*EXERCISE*:
Omit all pictures. Copy the rest of the material exactly.

*PROVIDED INFORMATION*:
========================================

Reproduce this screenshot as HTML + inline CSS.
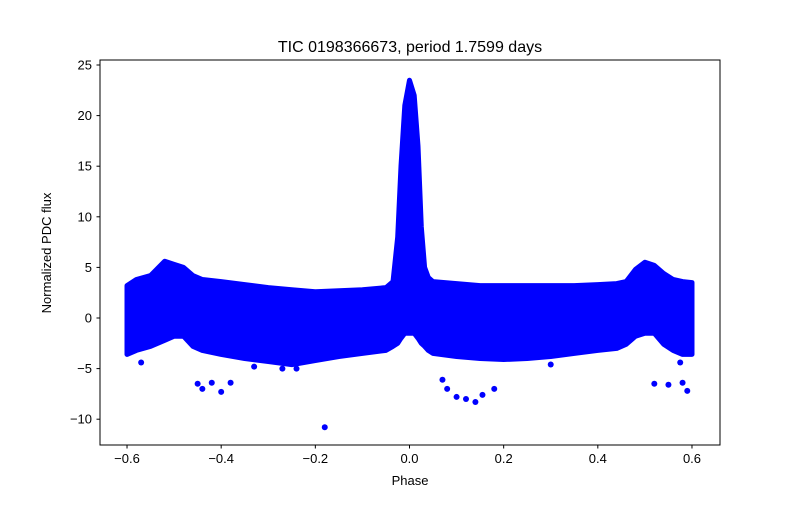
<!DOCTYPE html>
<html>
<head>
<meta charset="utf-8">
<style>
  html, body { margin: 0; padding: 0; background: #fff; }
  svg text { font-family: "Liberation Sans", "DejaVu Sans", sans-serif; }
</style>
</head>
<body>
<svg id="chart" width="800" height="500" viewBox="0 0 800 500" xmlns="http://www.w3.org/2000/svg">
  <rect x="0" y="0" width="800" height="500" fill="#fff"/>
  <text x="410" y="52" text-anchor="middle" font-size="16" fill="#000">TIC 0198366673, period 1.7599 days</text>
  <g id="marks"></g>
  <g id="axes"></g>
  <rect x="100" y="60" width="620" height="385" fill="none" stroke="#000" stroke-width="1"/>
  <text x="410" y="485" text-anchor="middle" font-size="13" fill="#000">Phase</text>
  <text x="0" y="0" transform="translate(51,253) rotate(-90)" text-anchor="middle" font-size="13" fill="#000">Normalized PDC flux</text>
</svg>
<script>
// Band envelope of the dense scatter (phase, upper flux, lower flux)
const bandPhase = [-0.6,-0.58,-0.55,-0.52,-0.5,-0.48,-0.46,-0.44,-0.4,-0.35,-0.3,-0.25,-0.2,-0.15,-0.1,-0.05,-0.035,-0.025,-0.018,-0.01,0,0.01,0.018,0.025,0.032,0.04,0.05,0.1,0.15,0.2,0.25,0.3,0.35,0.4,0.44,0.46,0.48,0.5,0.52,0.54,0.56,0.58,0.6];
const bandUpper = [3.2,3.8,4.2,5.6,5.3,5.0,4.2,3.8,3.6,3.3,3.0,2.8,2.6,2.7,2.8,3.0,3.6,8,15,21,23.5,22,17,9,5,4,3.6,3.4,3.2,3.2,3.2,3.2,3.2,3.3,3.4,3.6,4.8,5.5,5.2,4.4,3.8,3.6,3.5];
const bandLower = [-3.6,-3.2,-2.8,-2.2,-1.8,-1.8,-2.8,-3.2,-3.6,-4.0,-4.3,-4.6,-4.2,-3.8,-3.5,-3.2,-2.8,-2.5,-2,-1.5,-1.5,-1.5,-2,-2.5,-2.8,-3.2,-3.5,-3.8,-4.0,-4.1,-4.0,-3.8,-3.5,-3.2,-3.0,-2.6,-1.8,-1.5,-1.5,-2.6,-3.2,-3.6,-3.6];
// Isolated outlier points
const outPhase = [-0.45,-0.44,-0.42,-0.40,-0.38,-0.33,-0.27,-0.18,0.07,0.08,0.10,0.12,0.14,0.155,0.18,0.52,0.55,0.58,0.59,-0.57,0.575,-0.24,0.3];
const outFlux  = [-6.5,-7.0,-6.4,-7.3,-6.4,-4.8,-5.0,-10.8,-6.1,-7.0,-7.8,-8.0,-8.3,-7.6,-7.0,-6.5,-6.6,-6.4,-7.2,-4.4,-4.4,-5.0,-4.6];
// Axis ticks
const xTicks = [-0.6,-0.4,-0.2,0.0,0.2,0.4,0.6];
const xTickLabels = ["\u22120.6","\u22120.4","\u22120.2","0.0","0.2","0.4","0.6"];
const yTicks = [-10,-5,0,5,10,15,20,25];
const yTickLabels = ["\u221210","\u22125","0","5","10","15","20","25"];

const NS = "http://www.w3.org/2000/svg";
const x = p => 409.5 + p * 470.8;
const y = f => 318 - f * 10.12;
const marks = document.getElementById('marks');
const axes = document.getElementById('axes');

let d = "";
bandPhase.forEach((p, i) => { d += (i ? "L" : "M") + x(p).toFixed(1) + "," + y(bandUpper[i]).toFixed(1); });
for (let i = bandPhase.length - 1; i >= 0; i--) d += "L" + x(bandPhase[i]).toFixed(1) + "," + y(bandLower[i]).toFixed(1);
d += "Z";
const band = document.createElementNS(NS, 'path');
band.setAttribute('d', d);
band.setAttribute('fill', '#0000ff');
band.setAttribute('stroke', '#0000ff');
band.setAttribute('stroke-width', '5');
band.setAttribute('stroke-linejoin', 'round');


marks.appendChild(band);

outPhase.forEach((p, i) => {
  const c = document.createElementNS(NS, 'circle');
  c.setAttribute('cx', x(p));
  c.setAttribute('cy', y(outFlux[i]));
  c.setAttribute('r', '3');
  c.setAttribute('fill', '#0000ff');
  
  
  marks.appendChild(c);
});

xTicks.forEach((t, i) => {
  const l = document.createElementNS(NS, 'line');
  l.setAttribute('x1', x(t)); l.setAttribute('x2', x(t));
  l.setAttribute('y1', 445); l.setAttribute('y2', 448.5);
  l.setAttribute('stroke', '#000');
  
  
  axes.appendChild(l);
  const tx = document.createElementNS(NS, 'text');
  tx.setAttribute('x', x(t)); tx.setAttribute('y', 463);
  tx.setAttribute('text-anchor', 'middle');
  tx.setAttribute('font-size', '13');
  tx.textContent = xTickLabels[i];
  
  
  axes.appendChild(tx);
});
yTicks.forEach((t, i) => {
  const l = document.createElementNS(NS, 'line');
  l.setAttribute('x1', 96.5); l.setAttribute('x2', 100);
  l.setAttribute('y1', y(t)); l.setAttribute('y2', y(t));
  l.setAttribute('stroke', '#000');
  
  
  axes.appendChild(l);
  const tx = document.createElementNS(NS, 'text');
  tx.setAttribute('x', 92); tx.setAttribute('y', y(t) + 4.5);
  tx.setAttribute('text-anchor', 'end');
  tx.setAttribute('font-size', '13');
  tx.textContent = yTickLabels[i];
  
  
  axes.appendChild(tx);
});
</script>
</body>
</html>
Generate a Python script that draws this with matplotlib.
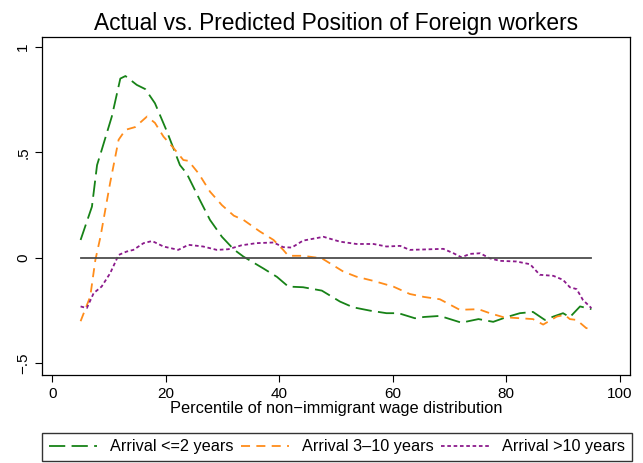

========================================

*THE COMPLETED TASK*:
Reproduce this screenshot as HTML + inline CSS.
<!DOCTYPE html>
<html>
<head>
<meta charset="utf-8">
<style>
  html, body { margin: 0; padding: 0; background: #fff; }
  svg text { font-family: "Liberation Sans", "DejaVu Sans", sans-serif; }
</style>
</head>
<body>
<svg id="chart" width="800" height="500" viewBox="0 0 800 500" xmlns="http://www.w3.org/2000/svg">
  <rect x="0" y="0" width="800" height="500" fill="#fff"/>
  <text x="410" y="52" text-anchor="middle" font-size="16" fill="#000">TIC 0198366673, period 1.7599 days</text>
  <g id="marks"></g>
  <g id="axes"></g>
  <rect x="100" y="60" width="620" height="385" fill="none" stroke="#000" stroke-width="1"/>
  <text x="410" y="485" text-anchor="middle" font-size="13" fill="#000">Phase</text>
  <text x="0" y="0" transform="translate(51,253) rotate(-90)" text-anchor="middle" font-size="13" fill="#000">Normalized PDC flux</text>
</svg>
<script>
// Band envelope of the dense scatter (phase, upper flux, lower flux)
const bandPhase = [-0.6,-0.58,-0.55,-0.52,-0.5,-0.48,-0.46,-0.44,-0.4,-0.35,-0.3,-0.25,-0.2,-0.15,-0.1,-0.05,-0.035,-0.025,-0.018,-0.01,0,0.01,0.018,0.025,0.032,0.04,0.05,0.1,0.15,0.2,0.25,0.3,0.35,0.4,0.44,0.46,0.48,0.5,0.52,0.54,0.56,0.58,0.6];
const bandUpper = [3.2,3.8,4.2,5.6,5.3,5.0,4.2,3.8,3.6,3.3,3.0,2.8,2.6,2.7,2.8,3.0,3.6,8,15,21,23.5,22,17,9,5,4,3.6,3.4,3.2,3.2,3.2,3.2,3.2,3.3,3.4,3.6,4.8,5.5,5.2,4.4,3.8,3.6,3.5];
const bandLower = [-3.6,-3.2,-2.8,-2.2,-1.8,-1.8,-2.8,-3.2,-3.6,-4.0,-4.3,-4.6,-4.2,-3.8,-3.5,-3.2,-2.8,-2.5,-2,-1.5,-1.5,-1.5,-2,-2.5,-2.8,-3.2,-3.5,-3.8,-4.0,-4.1,-4.0,-3.8,-3.5,-3.2,-3.0,-2.6,-1.8,-1.5,-1.5,-2.6,-3.2,-3.6,-3.6];
// Isolated outlier points
const outPhase = [-0.45,-0.44,-0.42,-0.40,-0.38,-0.33,-0.27,-0.18,0.07,0.08,0.10,0.12,0.14,0.155,0.18,0.52,0.55,0.58,0.59,-0.57,0.575,-0.24,0.3];
const outFlux  = [-6.5,-7.0,-6.4,-7.3,-6.4,-4.8,-5.0,-10.8,-6.1,-7.0,-7.8,-8.0,-8.3,-7.6,-7.0,-6.5,-6.6,-6.4,-7.2,-4.4,-4.4,-5.0,-4.6];
// Axis ticks
const xTicks = [-0.6,-0.4,-0.2,0.0,0.2,0.4,0.6];
const xTickLabels = ["\u22120.6","\u22120.4","\u22120.2","0.0","0.2","0.4","0.6"];
const yTicks = [-10,-5,0,5,10,15,20,25];
const yTickLabels = ["\u221210","\u22125","0","5","10","15","20","25"];

const NS = "http://www.w3.org/2000/svg";
const x = p => 409.5 + p * 470.8;
const y = f => 318 - f * 10.12;
const marks = document.getElementById('marks');
const axes = document.getElementById('axes');

let d = "";
bandPhase.forEach((p, i) => { d += (i ? "L" : "M") + x(p).toFixed(1) + "," + y(bandUpper[i]).toFixed(1); });
for (let i = bandPhase.length - 1; i >= 0; i--) d += "L" + x(bandPhase[i]).toFixed(1) + "," + y(bandLower[i]).toFixed(1);
d += "Z";
const band = document.createElementNS(NS, 'path');
band.setAttribute('d', d);
band.setAttribute('fill', '#0000ff');
band.setAttribute('stroke', '#0000ff');
band.setAttribute('stroke-width', '5');
band.setAttribute('stroke-linejoin', 'round');


marks.appendChild(band);

outPhase.forEach((p, i) => {
  const c = document.createElementNS(NS, 'circle');
  c.setAttribute('cx', x(p));
  c.setAttribute('cy', y(outFlux[i]));
  c.setAttribute('r', '3');
  c.setAttribute('fill', '#0000ff');
  
  
  marks.appendChild(c);
});

xTicks.forEach((t, i) => {
  const l = document.createElementNS(NS, 'line');
  l.setAttribute('x1', x(t)); l.setAttribute('x2', x(t));
  l.setAttribute('y1', 445); l.setAttribute('y2', 448.5);
  l.setAttribute('stroke', '#000');
  
  
  axes.appendChild(l);
  const tx = document.createElementNS(NS, 'text');
  tx.setAttribute('x', x(t)); tx.setAttribute('y', 463);
  tx.setAttribute('text-anchor', 'middle');
  tx.setAttribute('font-size', '13');
  tx.textContent = xTickLabels[i];
  
  
  axes.appendChild(tx);
});
yTicks.forEach((t, i) => {
  const l = document.createElementNS(NS, 'line');
  l.setAttribute('x1', 96.5); l.setAttribute('x2', 100);
  l.setAttribute('y1', y(t)); l.setAttribute('y2', y(t));
  l.setAttribute('stroke', '#000');
  
  
  axes.appendChild(l);
  const tx = document.createElementNS(NS, 'text');
  tx.setAttribute('x', 92); tx.setAttribute('y', y(t) + 4.5);
  tx.setAttribute('text-anchor', 'end');
  tx.setAttribute('font-size', '13');
  tx.textContent = yTickLabels[i];
  
  
  axes.appendChild(tx);
});
</script>
</body>
</html>
Generate a Python script that draws this with matplotlib.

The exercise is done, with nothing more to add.